Changing the way ORTEX presents Short Interest Estimates
From Monday February 14th, 2022, ORTEX is changing the methodology it uses to calculate Estimated Short Interest. This article explains the background to this change and to short interest estimation.
Why does ORTEX have an estimate of Short Interest and not just publish the actual short interest?
The truly real-time Short Interest data for a stock isn’t available in any market. In US markets, FINRA regulation 4560 ensures that exchanges publish short interest positions, so there is a basis to understand the Short Interest. The record of total short positions has to be passed to FINRA from brokers, for customer and their own accounts and there are potentially severe legal penalties for non-compliance. Currently, this data is only published twice a month, and the data is delayed by 7 trading days, and this lack of up-to-date Short Interest data disadvantages the investor.
In order for a stock to be sold short, short sellers have a legal obligation to borrow shares to settle the trade so, by tracking securities lending data in real-time, it is possible to estimate short interest to fill the gap in the official data. Ortex has been providing short interest estimates for several years, but we are now changing the methodology of how we do this.
What is this new estimation methodology?
Our new model is a machine learning model that is constantly learning and adjusting as new data is released. It works on a stock-by-stock basis and estimates a range of likely levels, given the current state of the market. Our new methodology also considers more factors than the previous methodology, and also has a higher regard for historical lending/short interest patterns for each stock, in order to improve the reliability of the estimates for all stocks. Our backtesting shows significant improvements over the current estimation model. With this new model, we are also introducing the confidence limits for our estimates.
Why confidence limits and what do they mean?
If stock lending is relatively static or increasing smoothly, we can be generally confident that the number of shares On Loan and the estimated Short Interest will likely be moving in similar timescales but there is a degree of lag between stock lending and Short Interest because of settlement.
Our Stock Lending data is up-to-date data, and is updated throughout the day as stock lending takes place, but there can be a lag in either direction as, for example, it is permitted for a short seller to sell short having located (i.e., arranged to borrow) shares, but they do not have to borrow them until the settlement day, 2 days later. Conversely, a borrower may borrow shares with the intention of shorting, and then delay the short sale.
The exchange reports short sales that have “settled or reached settlement date by the close of the reporting settlement date” (FINRA regulation 4560). This means that even trades that Fail to Deliver will be included in these figures.
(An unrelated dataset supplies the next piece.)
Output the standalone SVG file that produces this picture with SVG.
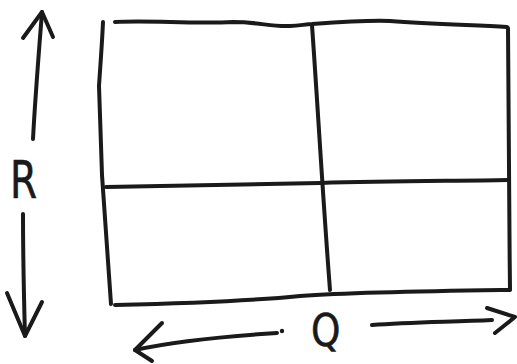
<svg xmlns="http://www.w3.org/2000/svg" width="517" height="364" viewBox="0 0 517 364">
<style>
.ln{fill:none;stroke:#1a1a1a;stroke-width:4;stroke-linecap:round;stroke-linejoin:round}
.lb{font-family:"DejaVu Sans","Liberation Sans",sans-serif;fill:#1a1a1a;stroke:#1a1a1a;stroke-width:0.6}
</style>
<rect width="517" height="364" fill="#fff"/>
<g id="grid">
<path class="ln" d="M103,22 C102,45 100,70 99,86 C100,120 101,150 102,175 C105,220 108,260 111,304"/>
<path class="ln" d="M115,22 C150,20 190,24 233,22 C260,22 270,27 290,26 C300,26 305,24 312,24 C340,22 370,20 390,21 C430,24 470,25 507,27"/>
<path class="ln" d="M312,25 C318,110 323,200 330,290"/>
<path class="ln" d="M508,28 C508,110 509,200 510,289"/>
<path class="ln" d="M106,187 C180,186 250,184 320,183 C390,181 450,181 508,180"/>
<path class="ln" d="M115,305 C200,303 260,300 300,296 C360,292 440,291 510,290"/>
</g>
<g id="connectors">
<path class="ln" d="M33,139 C35,100 39,50 42,12"/>
<path class="ln" d="M23,38 L42,12 L53,37"/>
<path class="ln" d="M23,214 C23,260 24,300 25,336"/>
<path class="ln" d="M7,293 L25,336 L42,302"/>
<path class="ln" d="M277,333 C230,336 180,340 135,350"/>
<path class="ln" d="M162,323 L135,350 L152,361"/>
<circle cx="282" cy="331" r="2.2" fill="#1a1a1a"/>
<path class="ln" d="M372,325 C410,322 450,322 492,320"/>
<path class="ln" d="M487,308 L515,317 L495,333"/>
</g>
<g id="labels">
<text class="lb" x="0" y="0" font-size="52" transform="translate(10,198) scale(0.75,1)">R</text>
<text class="lb" x="0" y="0" font-size="44" transform="translate(311,346) scale(0.85,1)">Q</text>
</g>
</svg>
However, as we only see a point in time our estimates may be correct for the day before, or after the exchange reported days as large trades settle, but we can not know that. Confidence limits allow us to express this range of values more effectively and also highlight that significant changes in stock lending, for example, will reduce the confidence in our estimates until we get more data. The width of the confidence limits reflects the reliability of the estimate for that stock on that day.
Above is an example of how this works. Just prior to Dec 15th, there was a marked increase in Shares On Loan. The speed of this increase also increases the prediction uncertainty and, as such, the width of the confidence interval also increases. On Dec 27th, we receive the data from NYSE which confirms the volume of all short interest trades that have settled prior to Dec 15th. As there is a slight gap between the estimate and the reported value, the estimate is calibrated upwards slightly. As we now have data that is only more recent, and as Shares On Loan have dropped, the width of the confidence band decreases, as we are more certain about the estimate at that point.
How is this estimation methodology going to be published?
We are very conscious of the fact that the new estimate will be replacing historic estimates with revised estimates using the new methodology and that changes to past data are sensitive.
On Monday Feb 14th 2022, the new methodology has replaced the existing one on the Short Interest chart. Whereas the former is still called Estimated Short Interest and Estimated SI % of FF, the new algorithm is called ORTEX Estimated Short Interest and ORTEX Estimated SI % of FF.
Now the new estimation methodology has been published, this has resulted in changes for all stocks; some estimates have gone down and some have gone up. This does not mean that the actual Short Interest has changed, only the estimate.
To provide transparency and allow people to compare the new algorithm with the historic algorithm, the old estimation method has moved to the Advanced chart (accessible by clicking Show Advanced in the top right corner of the chart). The old data will continue to be shown for at least one month before it is retired and removed from the system.